L’émergence de l’Amérique du Sud en tant qu’exportateur de soja date des années 1970. En 1973 pour être précis, les Etats-Unis imposent un embargo sur leurs exportations de soja, suite à une sécheresse. L’Europe se tourne alors vers l’Amérique du Sud pour s’approvisionner. Depuis, les échanges n’ont cessé de d’intensifier. En 2009, la société Déméter révèle que 52% des graines de soja dans le monde, un tiers du maïs, 40% de la viande bovine et aviaire proviennent d’Amérique du Sud. A partir des années 2000, le continent commence à diversifier ses productions. On n’en est pas à une montée en gamme de la production, mais cette politique permet de créer de nouveaux marchés, qui portent la croissance du continent. Ainsi l’Uruguay profite de l’envolée de la demande en produits forestiers, et le Chili de la demande en vin. Le Brésil occupe pour sa part le créneau très national des biocarburants, dont l’industrie commence à s’internationaliser à cette époque. Mais le grand changement de cette époque ne sont pas les quelques sarments de vignes chiliens, mais bien l’explosion de la demande chinoise.

La Chine a encore faim

L’histoire est connue. L’émergence d’une classe moyenne chinoise nourrit la demande en produits plus protéinés, comme les huiles et les produits carnés. Selon la FAO, entre 1980 et 2005, la demande de produits carnés a été multipliée par quatre et celle de lait par dix.

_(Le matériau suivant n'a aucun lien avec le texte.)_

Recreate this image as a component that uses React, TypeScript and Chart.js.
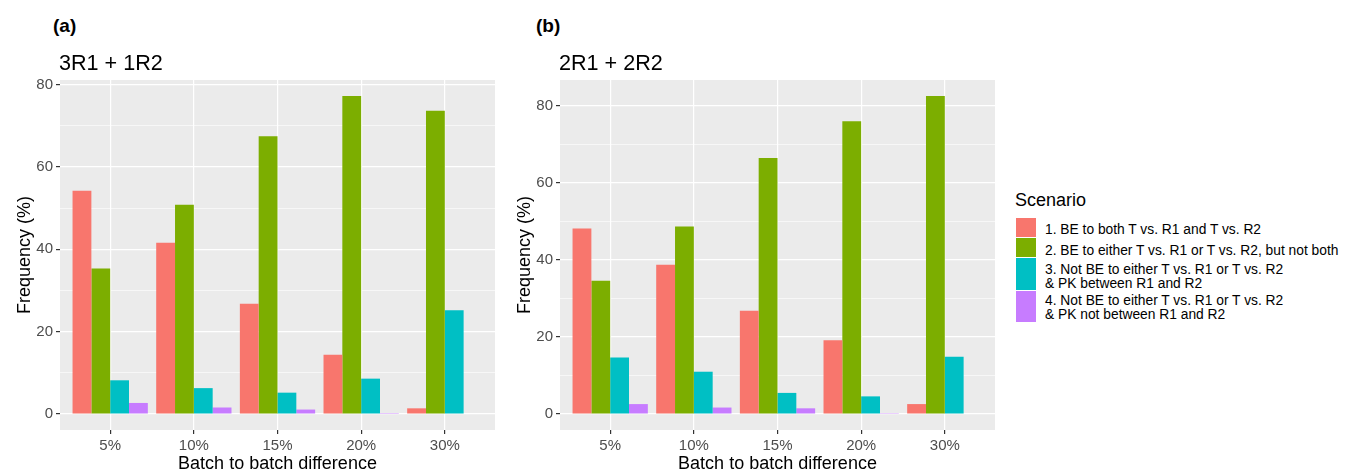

Titre : Consommation en kg par habitant et par an

Source : FAO

La demande chinoise en vient même à concurrencer la demande européenne et américaine. En quelques années, les pays d’Amérique du Sud réorientent leurs exportations. En 2009, la Chine devient le premier partenaire commercial dans l’agriculture du Brésil, devant les Etats-Unis. A la même époque, l’Argentine exporte 50% de ses produits dérivés du soja vers l’empire du milieu.

L’Amérique du Sud joue sa carte contre les Etats-Unis

Il semble bien que l’Amérique du Sud soit consciente de son potentiel, car elle a ces dernières années repoussé les avances de partenaires commerciaux occidentaux. C’est le cas notamment des Etats-Unis. En 2005, l’Amérique du Sud a mis fin aux négociations autour d’un traité de libre-échange avec les Etats-Unis. Bien leur en a pris, au regard des conséquences des autres accords. Les résultats des accords signés par les Etats-Unis avec l’Amérique centrale et la République dominicaine, accord CAFTA-RD, n’ont fait que profiter sur le plan agricole aux Etats-Unis, les pays d’Amérique Centrale ayant vu leur dépendance agricole s’accroître après l’accord. L’Alena avait produit les mêmes effets sur le Mexique.

L’objectif des pays sud-américains est bien de conquérir de nouveaux marchés. Cette stratégie est d’abord passée par une attaque sur le plan juridique, à l’OMC, lorsque le Brésil a attaqué les Etats-Unis et l’Union européenne sur leurs subventions au coton et au sucre. Ensuite, le Mercosur, le marché commun sud-américain, a cherché à signer un traité de libre-échange avec l’Union européenne, ce qui a inquiété les agriculteurs européens. Le continent a également orienté ses exportations vers le continent africain, en multipliant les accords sur le développement de filière éthanol et de filière soja. Mais en ligne de mire, c’est le continent asiatique qui reste l’objectif de Brasília, Buenos Aires ou encore Santiago.

L’Asie reste le Graal des exportateurs

Comme on le déduit du graphique plus haut, la demande chinoise a encore du chemin à faire pour rattraper la demande de pays industrialisés. Ainsi pour la FAO, ce rattrapage sera réalisé en 2030. Le problème, comme l’a analysée une étude récente du centre d’études et de prospective du ministère de l’Agriculture français, c’est que l’agriculture chinoise est encore en retard pour assurer une indépendance alimentaire du pays. Selon l’étude, “malgré une politique agricole forte, la production agricole chinoise risque de ne pas pouvoir croître en conséquence, pour de nombreuses raisons, notamment environnementales”. L’épuisement des sols est effectivement un des dangers qui plane sur l’agriculture chinoise. Plus contraignant encore est le recul des terres arables depuis 30 ans, du fait la progression des villes chinoises. Ainsi, la place de l’Amérique du Sud est assurée dans les années à venir si celle-ci est capable d’augmenter ses rendements.